If just the cache fails, you can maybe get away with dropping the
cache and running a btrfs scrub directly on the backing mdadm device,
as opposed to a full btrfs replace.  The missing blocks from the dead
cache will just look like data corruption and btrfs will replace them.

This changes the recovery time and failure probabilities compared to a
4xSSD 4xHDD layout, but not very much.  I wouldn't try this with 20 disks,
but with only 4 disks it's probably still OK as long as you don't have
a model that likes to fail all at the same time.  You'd want to scrub
that array regularly to detect failures as early as possible.

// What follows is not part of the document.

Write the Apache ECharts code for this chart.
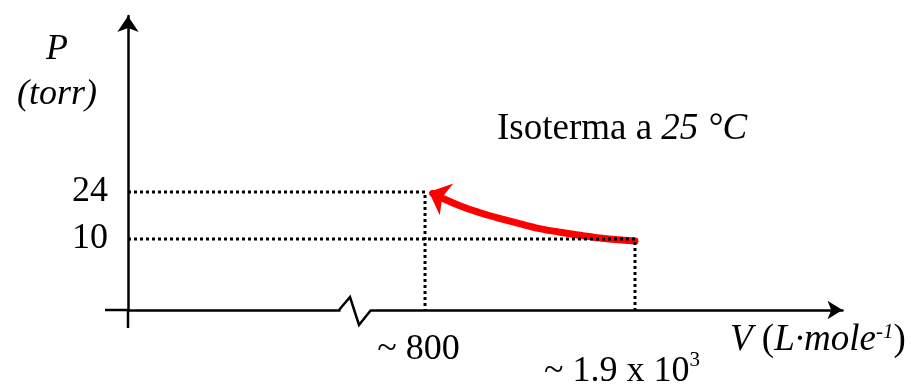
<!DOCTYPE html>
<html><head><meta charset="utf-8">
<script src="https://cdn.jsdelivr.net/npm/echarts@6/dist/echarts.min.js"></script>
<style>html,body{margin:0;padding:0;background:#fff}#c{width:913px;height:384px}</style>
</head><body><div id="c"></div>
<script>
// ---- data ----
const isoV = [840, 900, 1000, 1100, 1200, 1300, 1400, 1500, 1600, 1700, 1800, 1900];
const isoP = [23.6, 21.9, 19.5, 17.6, 16.0, 14.5, 13.1, 12.1, 11.2, 10.4, 9.85, 9.4];
const startV = 800, startP = 24;   // arrow end of the isotherm
const endV = 1900, endP = 10;      // start of the isotherm
const yTickValues = [10, 24];
const yTickLabels = ['10', '24'];
const xTickValues = [800, 1900];
const xTickText = ['~ 800', '~ 1.9 x 10'];
const xTickSup = ['', '3'];
const yNameLines = ['P', '(torr)'];
const xNameMain = 'V', xNameUnit = 'L·mole', xNameSup = '-1';
const noteUpright = 'Isoterma a ', noteItalic = '25 °C';

// ---- axis extents (schematic, broken x axis) ----
const X_MIN = -756, X_MAX = 2987;
const Y_MIN = -11.15, Y_MAX = 76.42;
const FF = '"Liberation Serif", "Times New Roman", serif';

const chart = echarts.init(document.getElementById('c'), null, {renderer: 'canvas'});
const option = {
  animation: false,
  backgroundColor: '#fff',
  grid: {left: 128, right: 70.5, top: 16, bottom: 74, containLabel: false, outerBoundsMode: 'none'},
  xAxis: {
    type: 'value', min: X_MIN, max: X_MAX,
    splitLine: {show: false}, axisTick: {show: false},
    axisLine: {onZero: false, lineStyle: {color: '#000', width: 2.5},
      symbol: ['none', 'arrow'], symbolSize: [14, 15]},
    axisLabel: {
      customValues: xTickValues, margin: 22, color: '#000',
      formatter: function (v) {
        const i = xTickValues.indexOf(v);
        if (i < 0) return '';
        return xTickSup[i] ? '{g| }\n{b|' + xTickText[i] + '}{s|' + xTickSup[i] + '}' : '{a|' + xTickText[i] + '}';
      },
      rich: {
        g: {fontSize: 10, lineHeight: 18},
        a: {fontFamily: FF, fontSize: 36, lineHeight: 36, color: '#000', padding: [0, 13, 0, 0]},
        b: {fontFamily: FF, fontSize: 36, lineHeight: 44, color: '#000'},
        s: {fontFamily: FF, fontSize: 21, color: '#000', verticalAlign: 'top', padding: [0, 26, 0, 0]}
      }
    }
  },
  yAxis: {
    type: 'value', min: Y_MIN, max: Y_MAX,
    splitLine: {show: false}, axisTick: {show: false},
    axisLine: {onZero: false, lineStyle: {color: '#000', width: 2.5},
      symbol: ['none', 'arrow'], symbolSize: [16, 16]},
    axisLabel: {
      customValues: yTickValues, margin: 20, color: '#000',
      fontFamily: FF, fontSize: 36, padding: [6, 0, 0, 0],
      formatter: function (v) { const i = yTickValues.indexOf(v); return i < 0 ? '' : yTickLabels[i]; }
    }
  },
  series: [
    {
      name: 'isoterma', type: 'line', smooth: 0.3, showSymbol: false, z: 3,
      lineStyle: {color: '#ff0000', width: 7, cap: 'round'},
      data: isoV.map((v, i) => [v, isoP[i]])
    },
    {
      name: 'arrow', type: 'scatter', z: 4,
      symbol: 'arrow', symbolSize: [26, 19], symbolRotate: 67, symbolOffset: [4, 0],
      itemStyle: {color: '#ff0000', opacity: 1},
      data: [[startV, startP]]
    },
    {
      name: 'guide24', type: 'line', showSymbol: false, z: 5,
      lineStyle: {color: '#000', width: 3, type: [3, 3]},
      data: [[X_MIN, startP], [startV, startP], [startV, Y_MIN]]
    },
    {
      name: 'guide10', type: 'line', showSymbol: false, z: 5,
      lineStyle: {color: '#000', width: 3, type: [3, 3]},
      data: [[X_MIN, endP], [endV, endP], [endV, Y_MIN]]
    }
  ],
  graphic: [
    {type: 'line', z: 100, shape: {x1: 105, y1: 310, x2: 128, y2: 310}, style: {stroke: '#000', lineWidth: 2.5}},
    {type: 'line', z: 100, shape: {x1: 128, y1: 310, x2: 128, y2: 328}, style: {stroke: '#000', lineWidth: 2.5}},
    {type: 'rect', z: 100, shape: {x: 340.5, y: 305, width: 30, height: 11}, style: {fill: '#fff'}},
    {type: 'polyline', z: 101, shape: {points: [[339, 310], [350, 297], [359, 325], [371, 310]]},
      style: {stroke: '#000', lineWidth: 2.5, fill: null}},
    {type: 'text', z: 100, x: 57, y: 27, style: {
      text: '{i|' + yNameLines[0] + '}\n{i|' + yNameLines[1] + '}',
      align: 'center', verticalAlign: 'top', textAlign: 'center', textVerticalAlign: 'top',
      rich: {i: {fontFamily: FF, fontStyle: 'italic', fontSize: 36, lineHeight: 45, fill: '#000', align: 'center'}}
    }},
    {type: 'text', z: 100, x: 497, y: 111, style: {
      text: '{u|' + noteUpright + '}{i|' + noteItalic + '}',
      align: 'left', verticalAlign: 'top', textAlign: 'left', textVerticalAlign: 'top',
      rich: {
        u: {fontFamily: FF, fontSize: 37, lineHeight: 36, fill: '#000'},
        i: {fontFamily: FF, fontStyle: 'italic', fontSize: 37, lineHeight: 36, fill: '#000'}
      }
    }},
    {type: 'text', z: 100, x: 730, y: 322, style: {
      text: '{i|' + xNameMain + '}{u| (}{i|' + xNameUnit + '}{s|' + xNameSup + '}{u|)}',
      align: 'left', verticalAlign: 'top', textAlign: 'left', textVerticalAlign: 'top',
      rich: {
        u: {fontFamily: FF, fontSize: 37, lineHeight: 36, fill: '#000'},
        i: {fontFamily: FF, fontStyle: 'italic', fontSize: 37, lineHeight: 36, fill: '#000'},
        s: {fontFamily: FF, fontStyle: 'italic', fontSize: 21, lineHeight: 16, fill: '#000', verticalAlign: 'top'}
      }
    }}
  ]
};
chart.setOption(option);
</script>
</body></html>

Both dm-cache and bcache will try to bypass the cache for big sequential
reads, so the scrub will mostly touch the backing disks.  There are some
gaps in the scrub coverage (any scrub reads that are serviced by the
cache will not reflect the backing disk state, so bitrot in the backing
disk might not be observed until the cache blocks are evicted) but btrfs
raid1 handles those like any other intermittently unreliable disk.

> I am misusing consumer drives in my NAS. Most of the hard drives and
> SSD's have been given to me, and are medium old to very old. 

OK, "very old" might be too risky to batch them up 2 disks at a time.
After a certain age, just moving a drive to a different slot in the
chassis can break it.

> That's
> why I am trying to build a system that can survive a single drive
> failure. That's also the reason why I build 2 NAS boxes, my primary
> NAS syncs to my slave nas once per day).

A sound plan.  Host RAM sometimes flips bits, and there can be kernel
bugs.  Having your data on two separate physical hosts provides isolation
for that kind of failure.

> Thanks for confirming sometimes drives do silently corrupt data. I
> have not yet seen this happen "in the wild".

Cheap SSDs are notorious for this (it's pretty much how they indicate
they are failing, you get btrfs csum errors while drive self-tests pass),
but we've seen one or two name-brand devices do it too.

Any drive will do it if it gets too hot and doesn't throttle itself.